Charts and diagrams as code:
— start —

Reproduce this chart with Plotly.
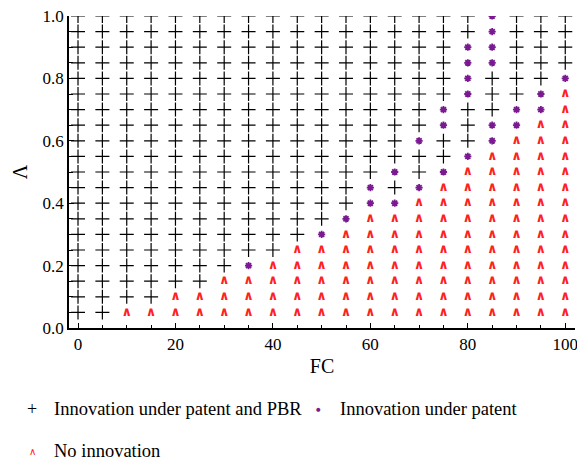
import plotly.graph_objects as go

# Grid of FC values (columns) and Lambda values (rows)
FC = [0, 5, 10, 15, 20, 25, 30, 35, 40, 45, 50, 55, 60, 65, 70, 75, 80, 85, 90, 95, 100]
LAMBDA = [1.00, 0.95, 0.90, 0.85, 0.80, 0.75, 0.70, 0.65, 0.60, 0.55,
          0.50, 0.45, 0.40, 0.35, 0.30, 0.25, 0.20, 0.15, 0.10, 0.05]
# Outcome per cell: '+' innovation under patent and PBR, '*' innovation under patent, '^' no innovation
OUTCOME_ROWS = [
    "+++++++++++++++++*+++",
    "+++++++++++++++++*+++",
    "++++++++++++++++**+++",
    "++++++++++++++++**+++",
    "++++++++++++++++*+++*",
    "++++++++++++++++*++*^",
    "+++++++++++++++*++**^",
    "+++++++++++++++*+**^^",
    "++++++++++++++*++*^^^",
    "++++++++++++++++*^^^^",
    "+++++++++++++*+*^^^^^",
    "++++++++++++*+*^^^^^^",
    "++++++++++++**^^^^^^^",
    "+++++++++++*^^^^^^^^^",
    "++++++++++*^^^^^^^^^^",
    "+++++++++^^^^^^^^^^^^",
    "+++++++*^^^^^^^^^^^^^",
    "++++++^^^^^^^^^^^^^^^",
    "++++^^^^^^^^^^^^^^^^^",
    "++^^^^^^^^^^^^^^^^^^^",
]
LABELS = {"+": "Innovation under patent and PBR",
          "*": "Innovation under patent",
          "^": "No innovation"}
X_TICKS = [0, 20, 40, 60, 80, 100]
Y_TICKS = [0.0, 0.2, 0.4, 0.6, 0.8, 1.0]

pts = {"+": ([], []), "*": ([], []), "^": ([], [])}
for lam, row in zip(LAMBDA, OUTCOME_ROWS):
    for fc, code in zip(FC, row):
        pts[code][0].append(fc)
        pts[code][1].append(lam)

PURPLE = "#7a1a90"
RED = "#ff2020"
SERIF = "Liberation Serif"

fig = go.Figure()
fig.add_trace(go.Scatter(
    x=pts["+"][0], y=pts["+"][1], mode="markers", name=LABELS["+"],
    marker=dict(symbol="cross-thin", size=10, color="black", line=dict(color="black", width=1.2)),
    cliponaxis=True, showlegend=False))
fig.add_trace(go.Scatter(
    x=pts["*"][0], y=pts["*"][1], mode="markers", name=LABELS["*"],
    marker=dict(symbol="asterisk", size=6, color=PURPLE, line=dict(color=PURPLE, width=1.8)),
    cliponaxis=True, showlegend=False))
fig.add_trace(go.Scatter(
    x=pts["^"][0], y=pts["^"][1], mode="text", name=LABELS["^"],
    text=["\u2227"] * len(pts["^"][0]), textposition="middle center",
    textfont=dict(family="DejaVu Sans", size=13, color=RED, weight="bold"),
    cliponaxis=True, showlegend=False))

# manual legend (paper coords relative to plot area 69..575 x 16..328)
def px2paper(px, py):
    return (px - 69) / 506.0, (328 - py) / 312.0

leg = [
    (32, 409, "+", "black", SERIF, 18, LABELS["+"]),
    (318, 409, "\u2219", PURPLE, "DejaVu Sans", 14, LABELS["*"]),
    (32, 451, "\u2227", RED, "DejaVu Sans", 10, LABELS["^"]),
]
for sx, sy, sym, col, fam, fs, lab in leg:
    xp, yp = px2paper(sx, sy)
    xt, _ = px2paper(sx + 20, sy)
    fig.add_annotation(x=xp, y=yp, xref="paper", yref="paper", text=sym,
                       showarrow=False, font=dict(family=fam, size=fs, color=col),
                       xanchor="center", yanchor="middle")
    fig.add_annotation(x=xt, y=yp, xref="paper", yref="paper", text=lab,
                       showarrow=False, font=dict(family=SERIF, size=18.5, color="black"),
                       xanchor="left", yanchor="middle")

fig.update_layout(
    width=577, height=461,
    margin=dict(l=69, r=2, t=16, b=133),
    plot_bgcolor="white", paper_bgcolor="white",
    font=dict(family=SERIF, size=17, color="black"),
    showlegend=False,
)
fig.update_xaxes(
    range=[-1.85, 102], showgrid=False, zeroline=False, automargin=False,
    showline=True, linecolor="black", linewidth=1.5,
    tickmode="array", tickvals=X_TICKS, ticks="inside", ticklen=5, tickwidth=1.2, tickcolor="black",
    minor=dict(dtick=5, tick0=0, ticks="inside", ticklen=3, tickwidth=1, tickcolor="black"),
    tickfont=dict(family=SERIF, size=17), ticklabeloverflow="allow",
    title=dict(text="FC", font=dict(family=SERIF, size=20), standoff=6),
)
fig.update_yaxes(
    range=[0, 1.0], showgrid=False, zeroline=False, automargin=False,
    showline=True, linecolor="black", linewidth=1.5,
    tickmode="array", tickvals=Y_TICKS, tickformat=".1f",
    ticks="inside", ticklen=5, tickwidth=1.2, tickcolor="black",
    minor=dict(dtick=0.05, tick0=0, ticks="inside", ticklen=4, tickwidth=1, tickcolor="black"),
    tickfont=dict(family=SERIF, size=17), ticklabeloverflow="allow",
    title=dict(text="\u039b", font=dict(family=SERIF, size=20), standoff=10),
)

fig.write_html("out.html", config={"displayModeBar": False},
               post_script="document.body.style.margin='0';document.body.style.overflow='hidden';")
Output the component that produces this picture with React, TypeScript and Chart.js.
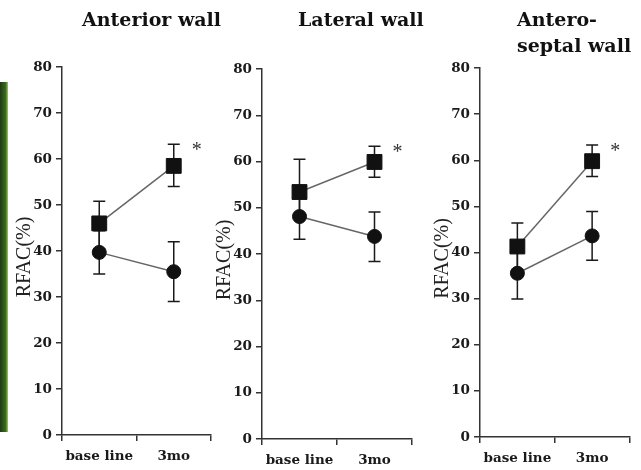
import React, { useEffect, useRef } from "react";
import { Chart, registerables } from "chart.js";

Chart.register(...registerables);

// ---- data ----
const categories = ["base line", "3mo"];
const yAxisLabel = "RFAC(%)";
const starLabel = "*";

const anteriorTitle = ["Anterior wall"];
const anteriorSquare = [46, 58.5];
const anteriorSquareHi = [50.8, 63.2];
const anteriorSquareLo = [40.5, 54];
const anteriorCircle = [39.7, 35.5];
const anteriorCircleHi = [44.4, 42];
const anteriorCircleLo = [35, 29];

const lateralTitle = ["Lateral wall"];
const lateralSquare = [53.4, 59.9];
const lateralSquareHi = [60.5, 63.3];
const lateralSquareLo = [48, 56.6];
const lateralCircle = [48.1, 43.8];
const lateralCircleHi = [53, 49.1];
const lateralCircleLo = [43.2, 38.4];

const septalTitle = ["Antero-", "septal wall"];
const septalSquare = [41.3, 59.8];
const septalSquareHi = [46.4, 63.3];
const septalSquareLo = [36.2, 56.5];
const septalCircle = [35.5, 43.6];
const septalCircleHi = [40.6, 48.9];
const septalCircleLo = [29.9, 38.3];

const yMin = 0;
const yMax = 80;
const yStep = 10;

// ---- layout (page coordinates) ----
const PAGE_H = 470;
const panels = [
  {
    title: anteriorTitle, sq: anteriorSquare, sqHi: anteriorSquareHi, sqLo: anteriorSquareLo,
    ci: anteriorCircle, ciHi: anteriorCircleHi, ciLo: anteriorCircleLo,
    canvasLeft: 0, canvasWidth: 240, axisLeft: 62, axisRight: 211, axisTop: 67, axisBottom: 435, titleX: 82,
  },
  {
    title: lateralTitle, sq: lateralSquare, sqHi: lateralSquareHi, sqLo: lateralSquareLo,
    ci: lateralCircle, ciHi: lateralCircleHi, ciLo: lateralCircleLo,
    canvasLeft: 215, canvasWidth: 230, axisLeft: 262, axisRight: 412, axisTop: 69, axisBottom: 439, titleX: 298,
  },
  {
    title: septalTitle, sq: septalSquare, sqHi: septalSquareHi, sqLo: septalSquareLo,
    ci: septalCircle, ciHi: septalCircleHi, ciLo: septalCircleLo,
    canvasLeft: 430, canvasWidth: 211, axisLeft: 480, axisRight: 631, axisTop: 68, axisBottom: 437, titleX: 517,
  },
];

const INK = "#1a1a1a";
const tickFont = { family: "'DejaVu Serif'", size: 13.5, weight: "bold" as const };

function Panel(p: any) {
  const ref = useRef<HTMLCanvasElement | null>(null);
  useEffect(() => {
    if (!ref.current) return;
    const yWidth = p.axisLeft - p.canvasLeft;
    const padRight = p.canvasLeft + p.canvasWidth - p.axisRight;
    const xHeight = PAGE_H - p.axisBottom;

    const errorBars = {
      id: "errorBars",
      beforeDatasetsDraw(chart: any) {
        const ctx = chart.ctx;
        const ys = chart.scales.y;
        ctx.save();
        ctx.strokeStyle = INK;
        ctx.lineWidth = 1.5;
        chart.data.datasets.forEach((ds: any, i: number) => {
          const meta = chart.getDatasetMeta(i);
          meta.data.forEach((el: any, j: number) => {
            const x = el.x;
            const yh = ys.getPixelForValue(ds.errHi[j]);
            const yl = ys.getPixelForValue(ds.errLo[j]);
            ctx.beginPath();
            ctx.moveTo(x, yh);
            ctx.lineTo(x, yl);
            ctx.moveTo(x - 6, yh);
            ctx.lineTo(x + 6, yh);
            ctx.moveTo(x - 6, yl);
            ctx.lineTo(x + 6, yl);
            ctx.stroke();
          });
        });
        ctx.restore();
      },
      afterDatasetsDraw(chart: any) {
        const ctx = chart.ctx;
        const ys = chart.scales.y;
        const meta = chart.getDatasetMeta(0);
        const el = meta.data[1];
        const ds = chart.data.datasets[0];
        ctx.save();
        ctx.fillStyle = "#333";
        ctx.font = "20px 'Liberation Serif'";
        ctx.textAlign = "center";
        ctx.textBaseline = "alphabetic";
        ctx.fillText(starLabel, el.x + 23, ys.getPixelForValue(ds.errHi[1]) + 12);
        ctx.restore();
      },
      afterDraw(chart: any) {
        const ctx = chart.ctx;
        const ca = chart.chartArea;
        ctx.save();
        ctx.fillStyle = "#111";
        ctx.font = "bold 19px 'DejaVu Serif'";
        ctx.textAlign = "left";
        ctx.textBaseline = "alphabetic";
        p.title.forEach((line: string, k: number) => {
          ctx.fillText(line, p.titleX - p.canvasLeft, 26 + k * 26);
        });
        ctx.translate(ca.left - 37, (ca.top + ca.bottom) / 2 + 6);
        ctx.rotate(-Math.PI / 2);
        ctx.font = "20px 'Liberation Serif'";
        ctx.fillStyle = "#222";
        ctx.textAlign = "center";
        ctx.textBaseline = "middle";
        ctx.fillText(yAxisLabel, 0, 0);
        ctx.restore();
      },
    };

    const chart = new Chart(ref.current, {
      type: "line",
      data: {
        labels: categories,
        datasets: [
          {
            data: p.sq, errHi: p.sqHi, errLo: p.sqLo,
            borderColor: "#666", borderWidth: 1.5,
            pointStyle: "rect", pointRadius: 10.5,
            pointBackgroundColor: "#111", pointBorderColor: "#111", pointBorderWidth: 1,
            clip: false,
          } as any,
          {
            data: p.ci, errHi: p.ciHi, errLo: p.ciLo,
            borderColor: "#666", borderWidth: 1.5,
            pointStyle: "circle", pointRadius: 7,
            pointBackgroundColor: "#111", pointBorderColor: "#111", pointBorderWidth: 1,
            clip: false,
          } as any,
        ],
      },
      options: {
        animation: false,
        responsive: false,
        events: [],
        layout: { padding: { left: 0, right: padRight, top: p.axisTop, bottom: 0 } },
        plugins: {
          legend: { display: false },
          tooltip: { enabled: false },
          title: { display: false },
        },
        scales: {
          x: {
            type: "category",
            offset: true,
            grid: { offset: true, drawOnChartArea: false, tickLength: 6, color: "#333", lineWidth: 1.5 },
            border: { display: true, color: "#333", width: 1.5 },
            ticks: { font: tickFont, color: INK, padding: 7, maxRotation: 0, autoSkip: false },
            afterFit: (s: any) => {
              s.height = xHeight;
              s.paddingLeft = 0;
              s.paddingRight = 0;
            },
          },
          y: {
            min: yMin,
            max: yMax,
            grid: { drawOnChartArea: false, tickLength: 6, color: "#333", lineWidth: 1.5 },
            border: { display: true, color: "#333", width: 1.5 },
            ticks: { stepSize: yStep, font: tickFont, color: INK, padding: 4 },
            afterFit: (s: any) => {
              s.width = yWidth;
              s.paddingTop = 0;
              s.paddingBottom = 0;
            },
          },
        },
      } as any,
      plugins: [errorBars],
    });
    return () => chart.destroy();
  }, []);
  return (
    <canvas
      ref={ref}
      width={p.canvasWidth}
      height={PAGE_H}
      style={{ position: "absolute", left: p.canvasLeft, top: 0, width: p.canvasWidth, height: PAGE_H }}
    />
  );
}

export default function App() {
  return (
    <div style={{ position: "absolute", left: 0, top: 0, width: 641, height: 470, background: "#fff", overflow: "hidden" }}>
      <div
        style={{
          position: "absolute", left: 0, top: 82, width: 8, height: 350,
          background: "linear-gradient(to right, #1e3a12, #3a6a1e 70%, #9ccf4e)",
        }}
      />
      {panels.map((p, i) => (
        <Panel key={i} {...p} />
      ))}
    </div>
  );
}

— end —

Write out again exactly the lines from the start of the data above through the line containing "import plotly.graph_objects as go", inclusive, excluding any pictures.

Reproduce this chart with Plotly.
import plotly.graph_objects as go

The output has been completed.